Each line of the listing that contains the word "Output" is to be copied.
↓
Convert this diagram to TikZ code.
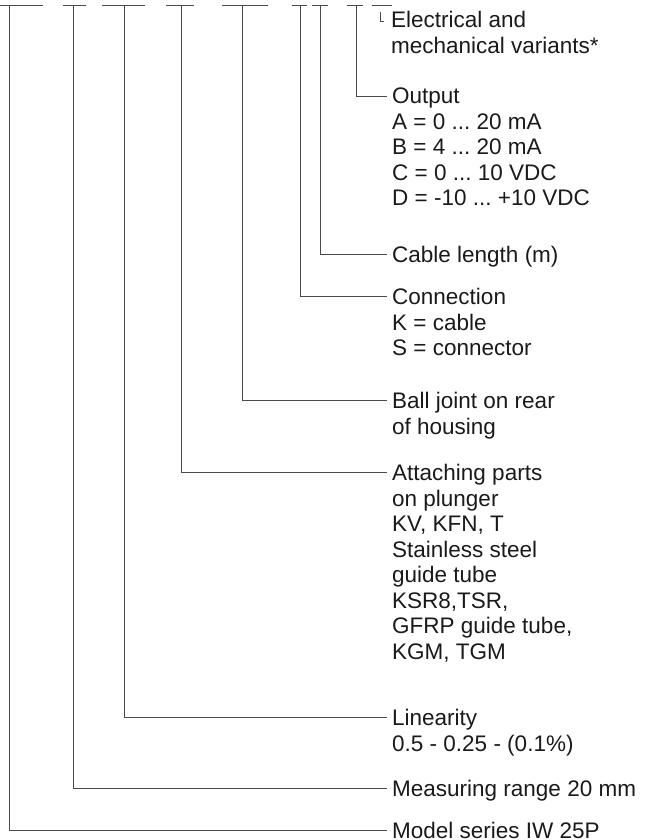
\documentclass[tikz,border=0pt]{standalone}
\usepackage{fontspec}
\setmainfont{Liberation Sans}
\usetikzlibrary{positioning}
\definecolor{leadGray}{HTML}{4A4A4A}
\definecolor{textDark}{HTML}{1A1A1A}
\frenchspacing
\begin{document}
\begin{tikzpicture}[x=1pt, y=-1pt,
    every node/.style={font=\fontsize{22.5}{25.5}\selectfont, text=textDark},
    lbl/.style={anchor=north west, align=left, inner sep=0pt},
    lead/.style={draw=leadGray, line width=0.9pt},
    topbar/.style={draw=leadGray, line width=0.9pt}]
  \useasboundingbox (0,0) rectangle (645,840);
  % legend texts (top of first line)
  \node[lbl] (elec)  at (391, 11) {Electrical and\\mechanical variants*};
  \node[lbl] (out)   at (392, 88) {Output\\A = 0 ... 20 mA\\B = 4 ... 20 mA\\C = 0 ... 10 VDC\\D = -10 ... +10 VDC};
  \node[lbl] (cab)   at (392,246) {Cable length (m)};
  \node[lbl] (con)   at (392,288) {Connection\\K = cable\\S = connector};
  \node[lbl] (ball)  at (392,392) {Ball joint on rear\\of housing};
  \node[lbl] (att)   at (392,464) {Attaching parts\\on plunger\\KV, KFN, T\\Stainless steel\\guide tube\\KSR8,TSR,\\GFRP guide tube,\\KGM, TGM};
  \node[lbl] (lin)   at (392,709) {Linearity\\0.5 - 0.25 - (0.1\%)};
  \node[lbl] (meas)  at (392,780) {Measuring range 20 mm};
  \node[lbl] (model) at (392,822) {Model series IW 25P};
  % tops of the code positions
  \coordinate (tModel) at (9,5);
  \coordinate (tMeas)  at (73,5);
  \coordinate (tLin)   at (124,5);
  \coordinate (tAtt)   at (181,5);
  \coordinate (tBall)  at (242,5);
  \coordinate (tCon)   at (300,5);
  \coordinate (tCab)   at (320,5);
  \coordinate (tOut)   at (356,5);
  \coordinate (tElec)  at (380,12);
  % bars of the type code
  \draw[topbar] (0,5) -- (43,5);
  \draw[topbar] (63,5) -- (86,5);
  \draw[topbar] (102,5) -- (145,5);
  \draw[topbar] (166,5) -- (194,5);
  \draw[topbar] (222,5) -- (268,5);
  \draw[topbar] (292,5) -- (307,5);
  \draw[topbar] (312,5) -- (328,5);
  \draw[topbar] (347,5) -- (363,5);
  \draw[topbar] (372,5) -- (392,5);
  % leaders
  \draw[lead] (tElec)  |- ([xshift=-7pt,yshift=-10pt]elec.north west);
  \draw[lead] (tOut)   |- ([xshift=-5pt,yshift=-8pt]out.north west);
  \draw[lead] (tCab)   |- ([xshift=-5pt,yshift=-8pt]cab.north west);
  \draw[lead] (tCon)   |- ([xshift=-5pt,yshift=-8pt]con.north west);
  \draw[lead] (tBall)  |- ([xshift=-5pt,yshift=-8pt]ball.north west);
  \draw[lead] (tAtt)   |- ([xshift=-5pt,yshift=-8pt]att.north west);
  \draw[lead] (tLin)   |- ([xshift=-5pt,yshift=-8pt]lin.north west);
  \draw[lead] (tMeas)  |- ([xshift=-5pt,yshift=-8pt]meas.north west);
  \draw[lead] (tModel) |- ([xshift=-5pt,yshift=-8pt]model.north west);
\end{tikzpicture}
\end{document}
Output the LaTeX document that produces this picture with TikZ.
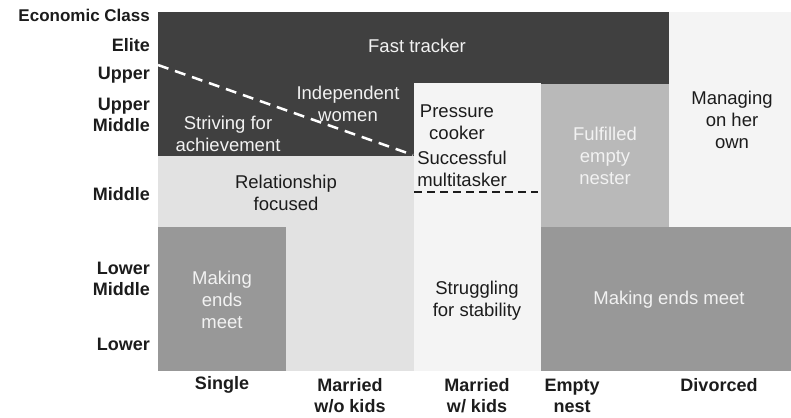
↑
Exercise response >>
  \node[lbl] (out)   at (392, 88) {Output\\A = 0 ... 20 mA\\B = 4 ... 20 mA\\C = 0 ... 10 VDC\\D = -10 ... +10 VDC};
Output the LaTeX document that produces this picture with TikZ.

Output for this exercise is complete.